When I finally told my husband I was pregnant and described how I’d been feeling,  he laughed and said, “I bet it’s twins.”

(What a prince.)

I retorted, “No, that doesn’t happen.”

I don’t necessarily believe any of those old superstitions,  but  my mother-in-law’s call, my husband’s teasing,  my overwhelming pregnancy symptoms which were  so similar to my last twin pregnancy,  along with the scientific fact that pregnant women have no patience and suddenly become very superstitious — well I just had to know.

I begged my doctor for an ultrasound.   There was no real medical reason for it, really.  I wasn’t spotting or having pain and it was early on.   Still, for peace of mind and to ease my anxiety I just needed to know that  it was not twins.  I needed to know.   Plus,  it was time to tell folks that I was pregnant — and I wanted to assure them that it was just one baby this time.

My doctor prescribed the test.

When I went  to the ultrasound (again by myself)  the technician asked me why I was having the scan.   I told her “to rule out twins”  — since I  had just had twins.   “Oh.”   She made small talk and asked me how old my kids were (2,1, and 1).  But once she started the scan she got very quiet.  Small talk was over.  Even though the pregnancy wasn’t planned, I didn’t want to lose the baby.   I didn’t want to relive the heartbreak of not being able to find  a heartbeat.   Deja vu.

Again, I was terrified.   The technician left the room without saying a word.  This was unnerving.  I was so scared, pregnant, emotional and laying on that table in the room alone, without a clue as to what was going on.

A few minutes later, the technician came back  — with her boss.

I asked them, “Is there a heartbeat?”

“Oh yes, there’s a heartbeat,” said the boss lady.

Phew.

Then they showed me the screen. “Here,”  she pointed, and . . . “here,”  she pointed again.   Deja Vu .   There were two strong heartbeats — again

After I dressed,  with  mind reeling or alternatively in complete denial, I called  my semi-estranged husband from the exam room and left him  a voicemail, “Yeah, it’s twins.”

Months later,  I gave birth to full-term fraternal twin girls — again.   This time I had to have a C-Section and at my request,  they performed a tubal ligation while I was still on the table.   No more babies, and that’s alright with me.

So there you have it.  This is how I ended up with five children in about three and a half years.

Because of the circumstances of their conception,   I sometimes refer to that second set  of twins (behind their backs of course) as “Oops and Uh-oh.

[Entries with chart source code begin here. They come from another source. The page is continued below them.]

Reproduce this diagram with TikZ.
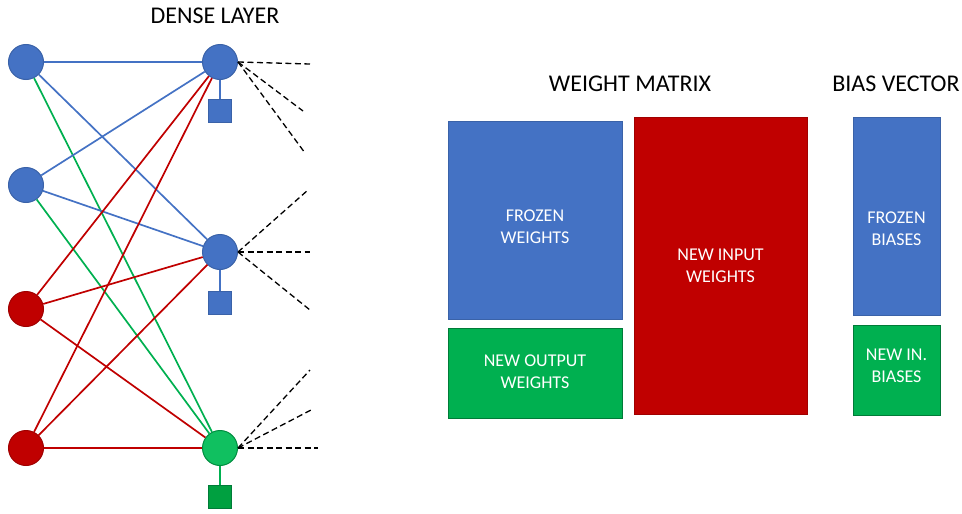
\documentclass[tikz,border=0pt]{standalone}
\usepackage{fontspec}
\setmainfont{Carlito}
\definecolor{cblue}{HTML}{4472C4}
\definecolor{cbluedk}{HTML}{3A62A8}
\definecolor{cred}{HTML}{C00000}
\definecolor{creddk}{HTML}{A00000}
\definecolor{cgreen}{HTML}{00B050}
\definecolor{cgreenl}{HTML}{10C060}
\definecolor{cgreendk}{HTML}{00A040}
\begin{document}
\begin{tikzpicture}[x=1pt,y=-1pt,
  neuron/.style={circle,minimum size=35pt,inner sep=0pt,line width=1pt},
  bluen/.style={neuron,fill=cblue,draw=cbluedk},
  redn/.style={neuron,fill=cred,draw=creddk},
  greenn/.style={neuron,fill=cgreenl,draw=cgreen!80!black},
  biasbox/.style={rectangle,minimum size=23pt,inner sep=0pt,line width=1pt},
  bl/.style={cblue,line width=1.7pt},
  rl/.style={cred,line width=1.7pt},
  gl/.style={cgreen,line width=1.7pt},
  dl/.style={black,line width=1.3pt,dash pattern=on 6pt off 3.5pt},
  blk/.style={rectangle,inner sep=0pt,line width=1pt},
  blktxt/.style={text=white,align=center,font=\fontsize{18}{22}\selectfont},
  ttl/.style={font=\fontsize{24}{28}\selectfont}]
\useasboundingbox (0,0) rectangle (962,514);
% inputs
\node[bluen] (i1) at (26,62) {};
\node[bluen] (i2) at (26,185) {};
\node[redn] (i3) at (26,309) {};
\node[redn] (i4) at (26,448) {};
% dense
\node[bluen] (d1) at (220,62) {};
\node[bluen] (d2) at (220,252) {};
\node[greenn] (d3) at (220,448) {};
\node[biasbox,fill=cblue,draw=cbluedk] (b1) at (220,111) {};
\node[biasbox,fill=cblue,draw=cbluedk] (b2) at (220,303) {};
\node[biasbox,fill=cgreendk,draw=cgreen!70!black] (b3) at (220,497) {};
\draw[bl] (d1) -- (b1);
\draw[bl] (d2) -- (b2);
\draw[gl] (d3) -- (b3);
% edges
\draw[gl] (i1) -- (d3);
\draw[gl] (i2) -- (d3);
\draw[bl] (i1) -- (d1);
\draw[bl] (i1) -- (d2);
\draw[bl] (i2) -- (d1);
\draw[bl] (i2) -- (d2);
\draw[rl] (i3) -- (d1);
\draw[rl] (i3) -- (d2);
\draw[rl] (i3) -- (d3);
\draw[rl] (i4) -- (d1);
\draw[rl] (i4) -- (d2);
\draw[rl] (i4) -- (d3);
% dashed outputs
\coordinate (o11) at (310,64);
\coordinate (o12) at (303,111);
\coordinate (o13) at (305,153);
\coordinate (o21) at (308,190);
\coordinate (o22) at (310,252);
\coordinate (o23) at (310,310);
\coordinate (o31) at (310,370);
\coordinate (o32) at (311,410);
\coordinate (o33) at (318,448);
\foreach \n/\o in {d1/o11,d1/o12,d1/o13,d2/o21,d2/o22,d2/o23,d3/o31,d3/o32,d3/o33}
  \draw[dl] (\n.east) -- (\o);
\node[ttl] (t1) at (215,16) {DENSE LAYER};
% matrix
\node[ttl] (t2) at (630,84) {WEIGHT MATRIX};
\node[ttl] (t3) at (896,84) {BIAS VECTOR};
\node[blk,fill=cblue,draw=cbluedk,minimum width=174pt,minimum height=198pt] (fw) at (535,220) {};
\node[blk,fill=cgreen,draw=cgreen!70!black,minimum width=174pt,minimum height=90pt] (nw) at (535,373) {};
\node[blk,fill=cred,draw=creddk,minimum width=173pt,minimum height=297pt] (iw) at (720.5,265.5) {};
\node[blk,fill=cblue,draw=cbluedk,minimum width=87pt,minimum height=198pt] (fb) at (896.5,216) {};
\node[blk,fill=cgreen,draw=cgreen!70!black,minimum width=87pt,minimum height=90pt] (nb) at (896.5,370) {};
\node[blktxt] (fwt) at ([yshift=-7pt]fw.center) {FROZEN\\WEIGHTS};
\node[blktxt] (nwt) at ([yshift=1pt]nw.center) {NEW OUTPUT\\WEIGHTS};
\node[blktxt] (iwt) at (iw.center) {NEW INPUT\\WEIGHTS};
\node[blktxt] (fbt) at ([yshift=-13pt]fb.center) {FROZEN\\BIASES};
\node[blktxt] (nbt) at ([yshift=4pt]nb.center) {NEW IN.\\BIASES};
\end{tikzpicture}
\end{document}
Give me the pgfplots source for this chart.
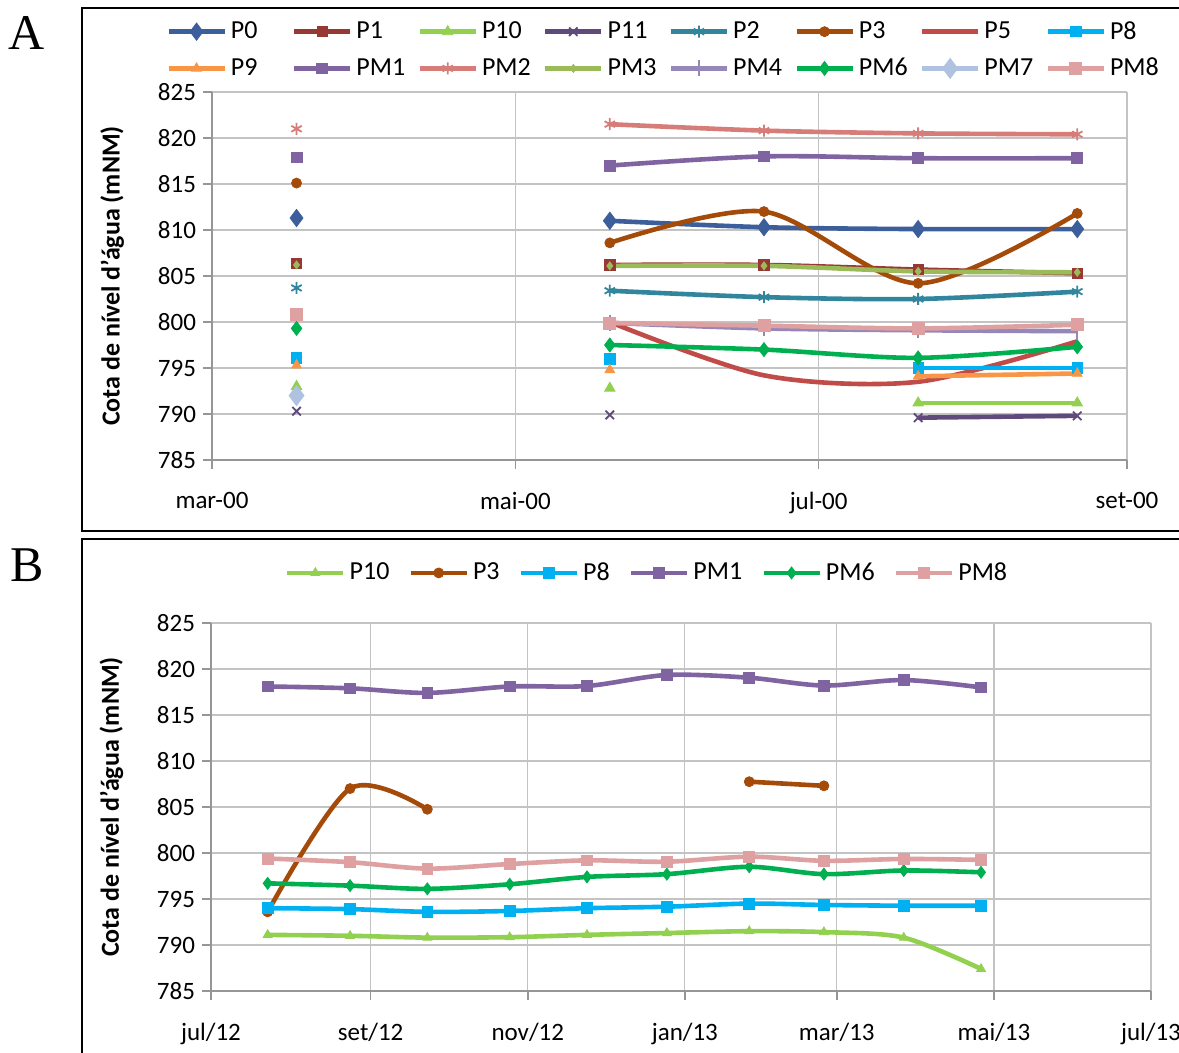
\documentclass[border=0pt]{standalone}
\usepackage{fontspec}
\setmainfont{Carlito}
\newfontfamily\labfont{Liberation Serif}
\usepackage{pgfplots}
\pgfplotsset{compat=1.18}
\usepackage{pgfplotstable}

\definecolor{cP0}{RGB}{60,95,155}
\definecolor{cP1}{RGB}{152,55,52}
\definecolor{cP10}{RGB}{146,208,80}
\definecolor{cP11}{RGB}{96,74,123}
\definecolor{cP2}{RGB}{49,133,156}
\definecolor{cP3}{RGB}{165,75,10}
\definecolor{cP5}{RGB}{192,75,72}
\definecolor{cP8}{RGB}{0,176,240}
\definecolor{cP9}{RGB}{247,150,70}
\definecolor{cPM1}{RGB}{128,100,162}
\definecolor{cPM2}{RGB}{214,125,122}
\definecolor{cPM3}{RGB}{155,187,89}
\definecolor{cPM4}{RGB}{150,135,185}
\definecolor{cPM6}{RGB}{0,176,80}
\definecolor{cPM7}{RGB}{175,195,225}
\definecolor{cPM8}{RGB}{222,160,160}
\definecolor{gridgray}{RGB}{195,195,195}
\definecolor{axisgray}{RGB}{150,150,150}

% Panel A: x = days since 1 March 2000
\pgfplotstableread{
x   P0    P1    P10   P11   P2    P3    P5    P8    P9    PM1   PM2   PM3   PM4   PM6   PM7   PM8
17  811.3 806.4 793.0 790.3 803.7 815.1 nan   796.1 795.3 817.9 821.0 806.2 nan   799.3 792.0 800.8
50  nan   nan   nan   nan   nan   nan   nan   nan   nan   nan   nan   nan   nan   nan   nan   nan
80  811.0 806.2 792.8 789.9 803.4 808.6 800.0 796.0 794.8 817.0 821.5 806.1 799.9 797.5 nan   799.9
111 810.3 806.2 nan   nan   802.7 812.0 794.2 nan   nan   818.0 820.8 806.1 799.3 797.0 nan   799.6
142 810.1 805.7 791.2 789.6 802.5 804.2 793.5 795.0 794.1 817.8 820.5 805.5 799.1 796.1 nan   799.3
174 810.1 805.3 791.2 789.8 803.3 811.8 797.9 795.0 794.4 817.8 820.4 805.4 799.0 797.3 nan   799.7
}\tabA

% isolated P5 reading of March 2000
\pgfplotstableread{
x  y
17 801.1
}\tabAfive

% Panel B: x = days since 1 July 2012
\pgfplotstableread{
x   P10    P3     P8     PM1    PM6    PM8
22  791.1  793.6  794.0  818.1  796.7  799.4
54  791.0  807.0  793.9  817.9  796.45 799.0
84  790.8  804.75 793.6  817.4  796.1  798.3
116 790.85 nan    793.7  818.1  796.6  798.8
146 791.1  nan    794.0  818.15 797.4  799.2
177 791.3  nan    794.16 819.35 797.7  799.05
209 791.5  807.75 794.5  819.05 798.5  799.6
238 791.4  807.3  794.35 818.2  797.7  799.15
269 790.8  nan    794.27 818.8  798.1  799.35
299 787.4  nan    794.27 818.0  797.9  799.25
}\tabB

\pgfplotsset{
  common/.style={
    scale only axis,
    anchor=south west,
    ymin=785, ymax=825,
    ytick={785,790,...,825},
    axis x line*=bottom, axis y line*=left,
    axis line style={draw=axisgray, line width=0.8pt},
    grid=major,
    grid style={draw=gridgray, line width=0.6pt},
    tick align=outside,
    major tick length=4.5pt,
    tick style={draw=axisgray, line width=0.8pt},
    ticklabel style={font=\fontsize{12.5}{14}\selectfont},
    /pgf/number format/assume math mode=true,
    xticklabel style={yshift=-8pt},
    ylabel={Cota de nível d'água (mNM)},
    ylabel style={font=\fontsize{13}{15}\selectfont\bfseries, anchor=center},
    unbounded coords=jump,
    legend cell align=left,
    legend image code/.code={\draw[mark repeat=2,mark phase=2,##1] plot coordinates {(0pt,0pt) (14pt,0pt) (28pt,0pt)};},
    every axis plot/.append style={line width=2.3pt, smooth},
  },
  mk/.style={mark options={solid, line width=0.4pt}},
  mkt/.style={mark options={solid, line width=0.9pt}},
}

\begin{document}
\begin{tikzpicture}
\useasboundingbox (0,0) rectangle (589.5pt,526.5pt);
\clip (0,0) rectangle (589.5pt,526.5pt);
\draw[line width=1.2pt] (41pt,522.5pt) rectangle (620pt,261pt);
\draw[line width=1.2pt] (41pt,257pt) rectangle (620pt,-20pt);
\node[font=\labfont\fontsize{25}{25}\selectfont] at (13.5pt,510pt) {A};
\node[font=\labfont\fontsize{25}{25}\selectfont] at (13.5pt,244pt) {B};

% ---------------- Panel A ----------------
\begin{axis}[common,
  at={(106pt,296.5pt)},
  width=457.5pt, height=184pt,
  xmin=0, xmax=184,
  xtick={0,61,122,184},
  xticklabels={mar-00,mai-00,jul-00,set-00},
  ylabel style={at={(axis description cs:-0.109,0.5)}},
  legend columns=8,
  legend style={draw=none, fill=none,
    at={(axis description cs:-0.057,1.215)}, anchor=north west,
    font=\fontsize{13}{15}\selectfont,
    nodes={text width=24pt, inner xsep=2pt},
    row sep=4pt,
    /tikz/every even column/.append style={column sep=4.5pt}},
]
\addplot[color=cP0, mark=diamond*, mark size=4.3pt, mk] table[x=x,y=P0]{\tabA};
\addlegendentry{P0}
\addplot[color=cP1, mark=square*, mark size=2.6pt, mk] table[x=x,y=P1]{\tabA};
\addlegendentry{P1}
\addplot[color=cP10, mark=triangle*, mark size=3pt, mk] table[x=x,y=P10]{\tabA};
\addlegendentry{P10}
\addplot[color=cP11, mark=x, mark size=3pt, mkt] table[x=x,y=P11]{\tabA};
\addlegendentry{P11}
\addplot[color=cP2, mark=asterisk, mark size=3pt, mkt] table[x=x,y=P2]{\tabA};
\addlegendentry{P2}
\addplot[color=cP3, mark=*, mark size=2.5pt, mk] table[x=x,y=P3]{\tabA};
\addlegendentry{P3}
\addplot[color=cP5, no marks] table[x=x,y=P5]{\tabA};
\addlegendentry{P5}
\addplot[color=cP5, only marks, mark=square*, mark size=1.5pt, mk, forget plot] table[x=x,y=y]{\tabAfive};
\addplot[color=cP8, mark=square*, mark size=2.6pt, mk] table[x=x,y=P8]{\tabA};
\addlegendentry{P8}
\addplot[color=cP9, mark=triangle*, mark size=2.8pt, mk] table[x=x,y=P9]{\tabA};
\addlegendentry{P9}
\addplot[color=cPM1, mark=square*, mark size=2.7pt, mk] table[x=x,y=PM1]{\tabA};
\addlegendentry{PM1}
\addplot[color=cPM2, mark=asterisk, mark size=3pt, mkt] table[x=x,y=PM2]{\tabA};
\addlegendentry{PM2}
\addplot[color=cPM3, mark=diamond*, mark size=2pt, mk] table[x=x,y=PM3]{\tabA};
\addlegendentry{PM3}
\addplot[color=cPM4, mark=|, mark size=4pt, mkt] table[x=x,y=PM4]{\tabA};
\addlegendentry{PM4}
\addplot[color=cPM6, mark=diamond*, mark size=3.5pt, mk] table[x=x,y=PM6]{\tabA};
\addlegendentry{PM6}
\addplot[color=cPM7, mark=diamond*, mark size=5pt, mk] table[x=x,y=PM7]{\tabA};
\addlegendentry{PM7}
\addplot[color=cPM8, mark=square*, mark size=3pt, mk] table[x=x,y=PM8]{\tabA};
\addlegendentry{PM8}
\end{axis}

% ---------------- Panel B ----------------
\begin{axis}[common,
  at={(105.5pt,31pt)},
  width=470pt, height=184pt,
  xmin=0, xmax=365,
  xtick={0,62,123,184,243,304,365},
  xticklabels={jul/12,set/12,nov/12,jan/13,mar/13,mai/13,jul/13},
  ylabel style={at={(axis description cs:-0.106,0.5)}},
  legend columns=6,
  legend style={draw=none, fill=none,
    at={(axis description cs:0.465,1.136)}, anchor=center,
    font=\fontsize{13}{15}\selectfont,
    /tikz/every even column/.append style={column sep=7.5pt}},
]
\addplot[color=cP10, mark=triangle*, mark size=2.6pt, mk] table[x=x,y=P10]{\tabB};
\addlegendentry{P10}
\addplot[color=cP3, mark=*, mark size=2.5pt, mk] table[x=x,y=P3]{\tabB};
\addlegendentry{P3}
\addplot[color=cP8, mark=square*, mark size=2.7pt, mk] table[x=x,y=P8]{\tabB};
\addlegendentry{P8}
\addplot[color=cPM1, mark=square*, mark size=2.7pt, mk] table[x=x,y=PM1]{\tabB};
\addlegendentry{PM1}
\addplot[color=cPM6, mark=diamond*, mark size=3pt, mk] table[x=x,y=PM6]{\tabB};
\addlegendentry{PM6}
\addplot[color=cPM8, mark=square*, mark size=2.7pt, mk] table[x=x,y=PM8]{\tabB};
\addlegendentry{PM8}
\end{axis}
\end{tikzpicture}
\end{document}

Oh yeah, and  my first-born  Singleton Boy?   He started out as twins.   My hormone levels had been high, I was measuring large, and  was sent for an ultrasound after my doctor said, “You might have an army in there!”   By the time I had the test done, it showed that his twin had been “absorbed”  in utero early in the pregnancy. I didn’t think much about it — at the time.      Sometimes I call the boy “Jeffery Dahmer” though,  (you know, because he ate his twin and all).  Ha! 

I had conceived twins three times in a row, like a boss.

Just Me With  . . .  almost twins, twins and twins.

I asked my doctor why this kept happening.  She simply said, “I don’t know.”